Partial Service Disruption in fi-perko cluster affecting small number of sites, May 14, 2025
On Wednesday May 14 2025, Seravo’s server cluster fi-perko experienced partial availability issues affecting a small number of sites on the cluster.
The disruption was caused by a configuration issue in the server environment and was triggered after deploying the new hardware in the cluster. The problem was not with the hardware, but the operating system configuration was not able to utilize all available resources.
Timeline
- 14.5.2025 21:33 - First site alert
- 14.5.2025 21:36 - Second site alert
- 14.5.2025 21:38 - Problem detection: On-call begins to investigate
- 14.5.2025 21:43 - Troubleshooting: On-call determines problem to be a systemwide issue
- 14.5.2025 21:46 - Status update: First notification of the disruption is published on status.seravo.com.

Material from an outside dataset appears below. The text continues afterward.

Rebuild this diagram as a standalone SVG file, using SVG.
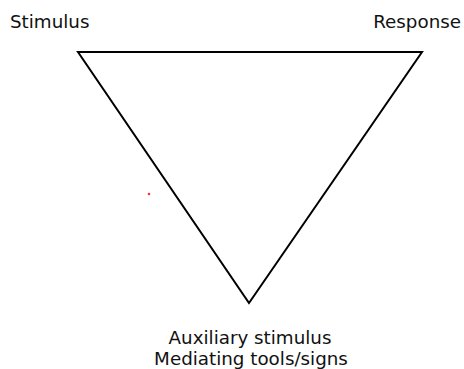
<svg xmlns="http://www.w3.org/2000/svg" width="464" height="369" viewBox="0 0 464 369">
<style>
.lbl{font-family:"DejaVu Sans",Verdana,sans-serif;font-size:18.3px;fill:#111}
</style>
<rect width="464" height="369" fill="#fff"/>
<g id="connectors">
<polygon points="78,52 422,52 249,303" fill="none" stroke="#000" stroke-width="2"/>
</g>
<g id="stimulus"><text class="lbl" x="10" y="28">Stimulus</text></g>
<g id="response"><text class="lbl" x="461" y="28" text-anchor="end">Response</text></g>
<g id="auxiliary"><text class="lbl" x="250" y="344" text-anchor="middle">Auxiliary stimulus</text><text class="lbl" x="251" y="365" text-anchor="middle">Mediating tools/signs</text></g>
<circle cx="149" cy="194" r="1.3" fill="#f33"/>
</svg>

- 14.5.2025 21:52 - Tenth site alert
- 14.5.2025 22:10 - Escalation: Additional Systems team member joins investigation
- 14.5.2025 22:19 - Narrowed the problem to limitation in parallel processes and applied local fix
- 14.5.2025 22:20 - Mitigation: Reduce system load by shutting down shadow containers
- 14.5.2025 22:24 - Begin rollout restarts for malfunctioning sites
- 14.5.2025 22:39 - First malfunctioning site recovers
- 14.5.2025 23:11 - Final malfunctioning site recovers
- 14.5.2025 23:12 - Status update: Disruption is fixed and we continue to monitor the situation
Follow-Up Action
As a result of the incident, Seravo has identified the need for further action:
- Configuration defaults will be increased to match the requirements of more performant hardware that is being deployed.
- Enhancements to change management process to extend the testing of new operating system versions, related configuration and hardware implementation.
24/7 Monitoring
All sites of Seravo's customers are under our monitoring, 24 hours a day, 7 days a week. We detect problems quickly and respond to them directly.
All customer data is also backed up in a separate environment. In extreme emergencies we can restore sites to operation, even in the event of a catastrophic data center failure.